Tagging subscribers to this area: @mangod9 See info in area-owners.md if you want to be subscribed.

davidwrighton commented 5 months ago

@jkoritzinsky @sbomer when we update clang or optimization data... we should revisit if we need the workaround

janvorli commented 5 months ago

@davidwrighton have you tried to debug why the unwinder doesn't work? I also don't see the MethodTable::GetNativeSize on the call stack shown above, so I'd like to understand where it the process an attempt to unwind it was made.

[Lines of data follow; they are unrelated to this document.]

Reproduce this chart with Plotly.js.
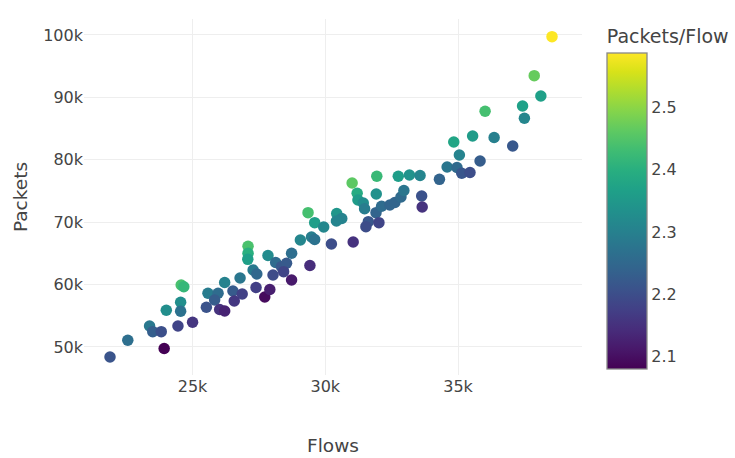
<!DOCTYPE html>
<html>
<head>
<meta charset="utf-8">
<script src="https://cdn.plot.ly/plotly-3.0.1.min.js"></script>
<style>html,body{margin:0;padding:0;background:#fff;}#chart{width:735px;height:458px;}</style>
</head>
<body>
<div id="chart"></div>
<script>
var flows = [21890, 22560, 23380, 23500, 23820, 23930, 24010, 24450, 24550, 24550,
  24570, 24670, 25000, 25520, 25580, 25960, 25830, 26020, 26210, 26210,
  26520, 26870, 26570, 26790, 27090, 27090, 27080, 27280, 27420, 27390,
  27720, 27910, 27840, 28130, 28350, 28540, 28730, 28030, 28430, 28730,
  29060, 29480, 29600, 29420, 29350, 29600, 29940, 30230, 31050, 30430,
  30620, 30420, 31010, 31940, 31200, 31230, 31430, 31480, 31920, 31910,
  32120, 32430, 32620, 32850, 32960, 31620, 31530, 32020, 32750, 33170,
  33570, 33630, 33650, 34300, 34590, 34960, 35140, 35450, 35830, 35050,
  34840, 35550, 36020, 36360, 37060, 37430, 37500, 37870, 38120, 38540];
var packets = [48400, 51070, 53360, 52450, 52450, 49760, 55880, 53360, 57160, 55720,
  59940, 59660, 53960, 56360, 58610, 58610, 57530, 56010, 55770, 60340,
  58970, 58490, 57370, 61060, 66140, 65020, 64050, 62340, 61700, 59530,
  58010, 59210, 64660, 63540, 62870, 63410, 65020, 61540, 62070, 60740,
  67150, 67630, 67230, 63060, 71520, 69920, 69230, 66510, 66830, 71390,
  70590, 70190, 76280, 77360, 74630, 73560, 73080, 72160, 74520, 71520,
  72550, 72760, 73160, 74040, 75080, 70080, 69280, 69920, 77360, 77560,
  77480, 74200, 72440, 76870, 78850, 78770, 77840, 77960, 79810, 80770,
  82850, 83810, 87770, 83570, 82210, 88620, 86650, 93480, 90220, 99730];
var ratio = packets.map(function (p, i) { return p / flows[i]; });

var xTickVals = [25000, 30000, 35000];
var xTickText = ['25k', '30k', '35k'];
var yTickVals = [50000, 60000, 70000, 80000, 90000, 100000];
var yTickText = ['50k', '60k', '70k', '80k', '90k', '100k'];

var font = 'DejaVu Sans, Verdana, sans-serif';

var trace = {
  type: 'scatter',
  mode: 'markers',
  x: flows,
  y: packets,
  marker: {
    size: 11.5,
    color: ratio,
    colorscale: 'Viridis',
    showscale: true,
    colorbar: {
      title: {text: 'Packets/Flow', side: 'top', font: {size: 19, color: '#444', family: font}},
      thickness: 40,
      outlinewidth: 1.3,
      outlinecolor: '#888',
      lenmode: 'pixels',
      len: 343,
      x: 1.031,
      xanchor: 'left',
      xpad: 10,
      y: 0.98,
      yanchor: 'top',
      ypad: 0,
      tickvals: [2.1, 2.2, 2.3, 2.4, 2.5],
      ticktext: ['2.1', '2.2', '2.3', '2.4', '2.5'],
      tickfont: {size: 16, color: '#444', family: font},
      ticks: ''
    }
  },
  hoverinfo: 'x+y'
};

var layout = {
  width: 735,
  height: 458,
  margin: {l: 84, r: 153, t: 19, b: 83, autoexpand: false},
  paper_bgcolor: '#fff',
  plot_bgcolor: '#fff',
  font: {family: font, color: '#444', size: 16},
  showlegend: false,
  xaxis: {
    range: [20910, 39670],
    tickvals: xTickVals,
    ticktext: xTickText,
    showgrid: true,
    gridcolor: '#eee',
    gridwidth: 1,
    zeroline: false,
    showline: false,
    automargin: false,
    tickfont: {size: 16, color: '#444'},
    title: {text: 'Flows', font: {size: 18.5, color: '#444'}, standoff: 44}
  },
  yaxis: {
    range: [45510, 102560],
    tickvals: yTickVals,
    ticktext: yTickText,
    showgrid: true,
    gridcolor: '#eee',
    gridwidth: 1,
    zeroline: false,
    showline: false,
    automargin: false,
    tickfont: {size: 16, color: '#444'},
    title: {text: 'Packets', font: {size: 18.5, color: '#444'}, standoff: 10}
  }
};

Plotly.newPlot('chart', [trace], layout, {displayModeBar: false, staticPlot: true});
</script>
</body>
</html>
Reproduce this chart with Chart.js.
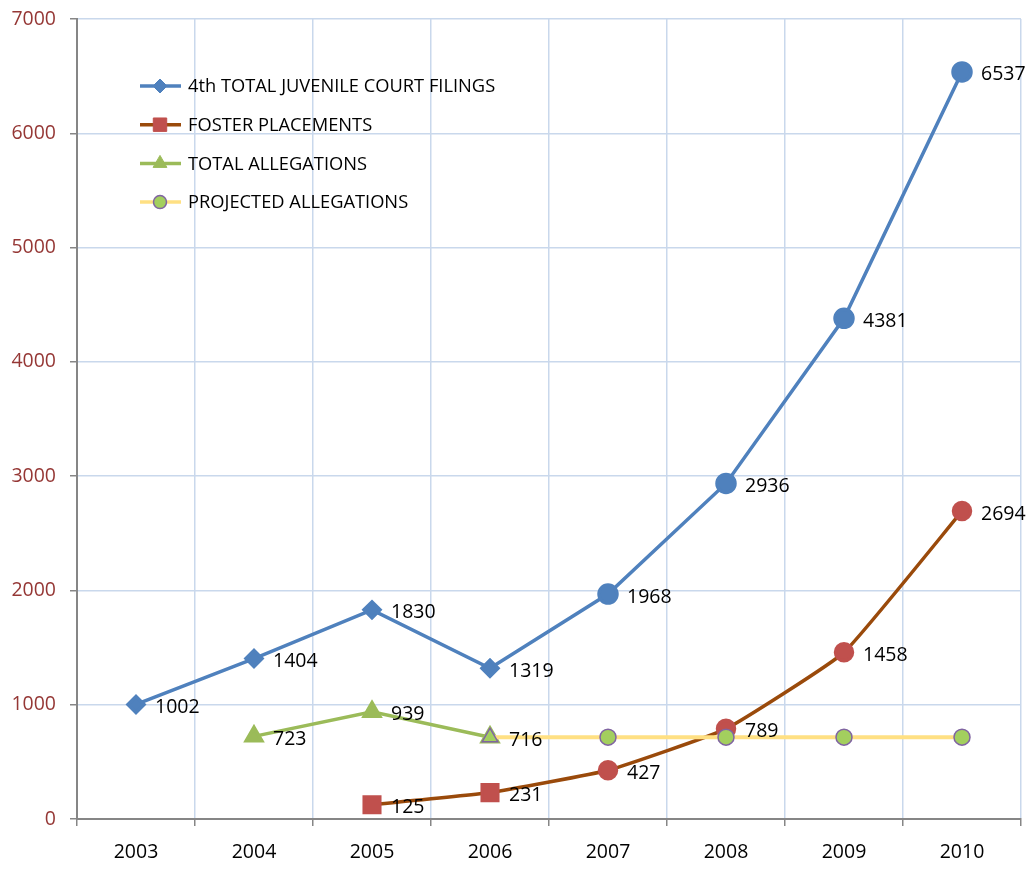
<!DOCTYPE html>
<html>
<head>
<meta charset="utf-8">
<script src="https://cdn.jsdelivr.net/npm/chart.js@4/dist/chart.umd.min.js"></script>
<style>
  html, body { margin: 0; padding: 0; background: #fff; }
  #wrap { width: 1034px; height: 869px; }
</style>
</head>
<body>
<div id="wrap"><canvas id="chart" width="1034" height="869"></canvas></div>
<script>
// data
const years = ["2003", "2004", "2005", "2006", "2007", "2008", "2009", "2010"];
const courtFilings = [1002, 1404, 1830, 1319, 1968, 2936, 4381, 6537];
const fosterPlacements = [null, null, 125, 231, 427, 789, 1458, 2694];
const totalAllegations = [null, 723, 939, 716, null, null, null, null];
const projectedAllegations = [null, null, null, 716, 716, 716, 716, 716];
const yTicks = [0, 1000, 2000, 3000, 4000, 5000, 6000, 7000];

const FONT = '"Open Sans", "Noto Sans", sans-serif';

// colours
const BLUE = "#4f81bd";
const BROWN = "#9a4a0b";
const RED = "#c0504d";
const GREEN = "#9bbb59";
const YELLOW = "#ffe083";
const LIGHTGREEN = "#a3cf5e";
const PURPLE = "#8064a2";

// values next to points
const valueLabels = {
  id: "valueLabels",
  afterDatasetsDraw(chart) {
    const ctx = chart.ctx;
    ctx.save();
    ctx.font = "19.5px " + FONT;
    ctx.fillStyle = "#000";
    ctx.textAlign = "left";
    ctx.textBaseline = "middle";
    chart.data.datasets.forEach((ds, i) => {
      if (!ds.showValues) return;
      chart.getDatasetMeta(i).data.forEach((pt, j) => {
        const v = ds.data[j];
        if (v == null) return;
        ctx.fillText(String(v), pt.x + 19, pt.y + 3);
      });
    });
    ctx.restore();
  },
};

// legend drawn inside the plot, top left
const insideLegend = {
  id: "insideLegend",
  afterDraw(chart) {
    const ctx = chart.ctx;
    const items = [
      { text: "4th TOTAL JUVENILE COURT FILINGS", line: BLUE, fill: BLUE, border: BLUE, style: "rectRot", r: 7 },
      { text: "FOSTER PLACEMENTS", line: BROWN, fill: RED, border: RED, style: "rect", r: 9.5 },
      { text: "TOTAL ALLEGATIONS", line: GREEN, fill: GREEN, border: GREEN, style: "triangle", r: 8 },
      { text: "PROJECTED ALLEGATIONS", line: YELLOW, fill: LIGHTGREEN, border: PURPLE, style: "circle", r: 6.5 },
    ];
    ctx.save();
    items.forEach((it, k) => {
      const y = 86 + k * 38.7;
      ctx.strokeStyle = it.line;
      ctx.lineWidth = 3.5;
      ctx.beginPath();
      ctx.moveTo(140, y);
      ctx.lineTo(181, y);
      ctx.stroke();
      ctx.fillStyle = it.fill;
      ctx.strokeStyle = it.border;
      ctx.lineWidth = it.style === "circle" ? 1.5 : 1;
      if (Chart.helpers && Chart.helpers.drawPoint) {
        Chart.helpers.drawPoint(ctx, { pointStyle: it.style, radius: it.r, rotation: 0, borderWidth: ctx.lineWidth }, 160, y);
      }
      ctx.fillStyle = "#000";
      ctx.font = "18.3px " + FONT;
      ctx.textAlign = "left";
      ctx.textBaseline = "middle";
      ctx.fillText(it.text, 188, y + 1);
    });
    ctx.restore();
  },
};

const ctx = document.getElementById("chart").getContext("2d");
new Chart(ctx, {
  type: "line",
  data: {
    labels: years,
    datasets: [
      {
        label: "4th TOTAL JUVENILE COURT FILINGS",
        data: courtFilings,
        borderColor: BLUE,
        borderWidth: 3.5,
        backgroundColor: BLUE,
        pointBackgroundColor: BLUE,
        pointBorderColor: BLUE,
        pointStyle: ["rectRot", "rectRot", "rectRot", "rectRot", "circle", "circle", "circle", "circle"],
        pointRadius: [8, 8, 8, 8, 9, 9, 9, 9],
        tension: 0,
        showValues: true,
        order: 0,
      },
      {
        label: "PROJECTED ALLEGATIONS",
        data: projectedAllegations,
        borderColor: YELLOW,
        borderWidth: 4,
        pointBackgroundColor: LIGHTGREEN,
        pointBorderColor: PURPLE,
        pointBorderWidth: 1.5,
        pointStyle: ["circle", "circle", "circle", "triangle", "circle", "circle", "circle", "circle"],
        pointRadius: [0, 0, 0, 9, 8, 8, 8, 8],
        tension: 0,
        order: 1,
      },
      {
        label: "FOSTER PLACEMENTS",
        data: fosterPlacements,
        borderColor: BROWN,
        borderWidth: 3.5,
        pointBackgroundColor: RED,
        pointBorderColor: RED,
        pointStyle: ["rect", "rect", "rect", "rect", "circle", "circle", "circle", "circle"],
        pointRadius: [0, 0, 11, 11, 8.5, 8.5, 8.5, 8.5],
        tension: 0.12,
        showValues: true,
        order: 2,
      },
      {
        label: "TOTAL ALLEGATIONS",
        data: totalAllegations,
        borderColor: GREEN,
        borderWidth: 3.5,
        pointBackgroundColor: GREEN,
        pointBorderColor: GREEN,
        pointStyle: "triangle",
        pointRadius: 9,
        tension: 0,
        showValues: true,
        order: 3,
      },
    ],
  },
  options: {
    responsive: false,
    animation: false,
    events: [],
    layout: { padding: { top: 19, right: 13, left: 0, bottom: 0 } },
    plugins: {
      legend: { display: false },
      tooltip: { enabled: false },
    },
    scales: {
      x: {
        offset: true,
        grid: { offset: true, color: "#c9d8ec", tickColor: "#868686", tickLength: 7, lineWidth: 1.5 },
        border: { color: "#868686", width: 2 },
        ticks: { color: "#000", font: { family: FONT, size: 19.5 }, padding: 15, maxRotation: 0 },
        afterFit(scale) {
          scale.height = 50;
        },
      },
      y: {
        min: yTicks[0],
        max: yTicks[yTicks.length - 1],
        afterBuildTicks(scale) {
          scale.ticks = yTicks.map((v) => ({ value: v }));
        },
        grid: { color: "#c9d8ec", tickColor: "#868686", tickLength: 7, lineWidth: 1.5 },
        border: { color: "#868686", width: 2 },
        ticks: {
          color: "#953735",
          font: { family: FONT, size: 19.5 },
          padding: 14,
          callback: (v) => String(v),
        },
        afterFit(scale) {
          scale.width = 77;
          scale.paddingTop = 0;
          scale.paddingBottom = 0;
        },
      },
    },
  },
  plugins: [valueLabels, insideLegend],
});
</script>
</body>
</html>
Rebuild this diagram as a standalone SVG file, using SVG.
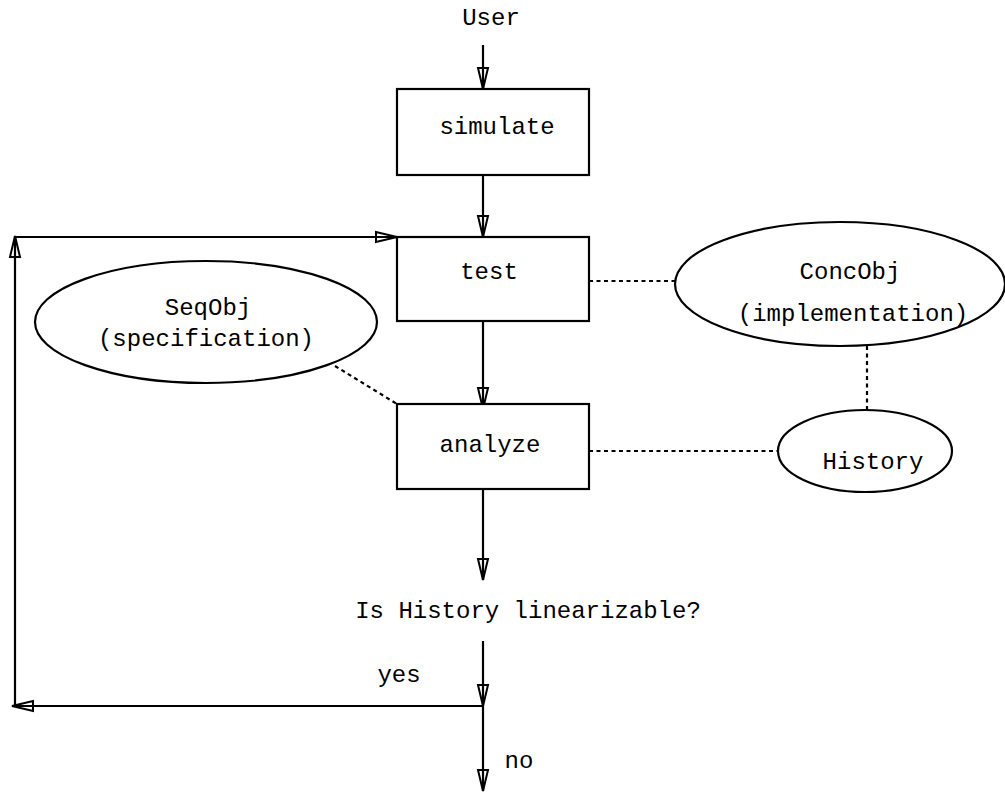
<svg xmlns="http://www.w3.org/2000/svg" width="1005" height="793" viewBox="0 0 1005 793">
<style>
text{font-family:"Liberation Mono","DejaVu Sans Mono",monospace;font-size:24px;fill:#000;text-anchor:middle}
.box{fill:#fff;stroke:#000;stroke-width:2.2}
.ell{fill:#fff;stroke:#000;stroke-width:2.2}
.arr{fill:none;stroke:#000;stroke-width:2.2;marker-end:url(#ah)}
.ln{fill:none;stroke:#000;stroke-width:2.2}
.dot{fill:none;stroke:#000;stroke-width:2.2;stroke-dasharray:4 3.5}
</style>
<defs>
<marker id="ah" markerUnits="userSpaceOnUse" viewBox="-23 -7 25 14" refX="0" refY="0" markerWidth="25" markerHeight="14" orient="auto">
<path d="M0,0 L-21,-5 L-21,5 Z" fill="none" stroke="#000" stroke-width="2"/>
</marker>
</defs>
<g id="connectors">
<line class="arr" x1="483" y1="45" x2="483" y2="89"/>
<line class="arr" x1="483" y1="175" x2="483" y2="237"/>
<line class="arr" x1="483" y1="321" x2="483" y2="409"/>
<line class="arr" x1="483" y1="489" x2="483" y2="580"/>
<line class="arr" x1="483" y1="641" x2="483" y2="706"/>
<line class="arr" x1="483" y1="706" x2="483" y2="791"/>
<line class="arr" x1="483" y1="706" x2="12" y2="706"/>
<line class="arr" x1="15" y1="706" x2="15" y2="236"/>
<line class="arr" x1="14" y1="237" x2="397" y2="237"/>
<line class="dot" x1="589" y1="281" x2="675" y2="281"/>
<line class="dot" x1="589" y1="451" x2="778" y2="451"/>
<line class="dot" x1="867" y1="346" x2="867" y2="410"/>
<line class="dot" x1="335" y1="366" x2="397" y2="404"/>
</g>
<g id="user"><text x="491" y="25">User</text></g>
<g id="simulate"><rect class="box" x="397" y="89" width="192" height="86"/><text x="497" y="134">simulate</text></g>
<g id="test"><rect class="box" x="397" y="237" width="192" height="84"/><text x="489" y="279">test</text></g>
<g id="analyze"><rect class="box" x="397" y="404" width="192" height="85"/><text x="490" y="452">analyze</text></g>
<g id="seqobj"><ellipse class="ell" cx="206" cy="322" rx="171" ry="61"/><text x="208" y="315">SeqObj</text><text x="206" y="346">(specification)</text></g>
<g id="concobj"><ellipse class="ell" cx="840" cy="284" rx="165" ry="62"/><text x="850" y="279">ConcObj</text><text x="853" y="321">(implementation)</text></g>
<g id="history"><ellipse class="ell" cx="865" cy="451" rx="87" ry="41"/><text x="873" y="469">History</text></g>
<g id="question"><text x="528" y="618">Is History linearizable?</text></g>
<g id="yes"><text x="399" y="682">yes</text></g>
<g id="no"><text x="519" y="768">no</text></g>
</svg>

janvorli commented 4 months ago

@davidwrighton one more question - how did you build the runtime? I've built it on my Ubuntu 22.04 arm64 device with the default clang 14.0 and I was unable to repro the issue. So I'd like to build it the same way you did.

davidwrighton commented 4 months ago

The official cross build docker image is the one that failed. My local build on an arm64 Ubuntu machine also didn't fail.

davidwrighton commented 4 months ago

Oh... And I must have copied the wrong back trace. Sorry. The one that really failed had a MethodTable::GetNativeSize in it

mangod9 commented 3 months ago

@janvorli, is this issue actionable for 9?

janvorli commented 3 months ago

@mangod9 it can be moved to the next version, I'd just like to understand what's causing the unwind problem here - whether it is a compiler problem or the unwinder issue. David has already merged in a workaround for this, so it is not urgent.

mangod9 commented 3 months ago

Ok moved out off 9 now.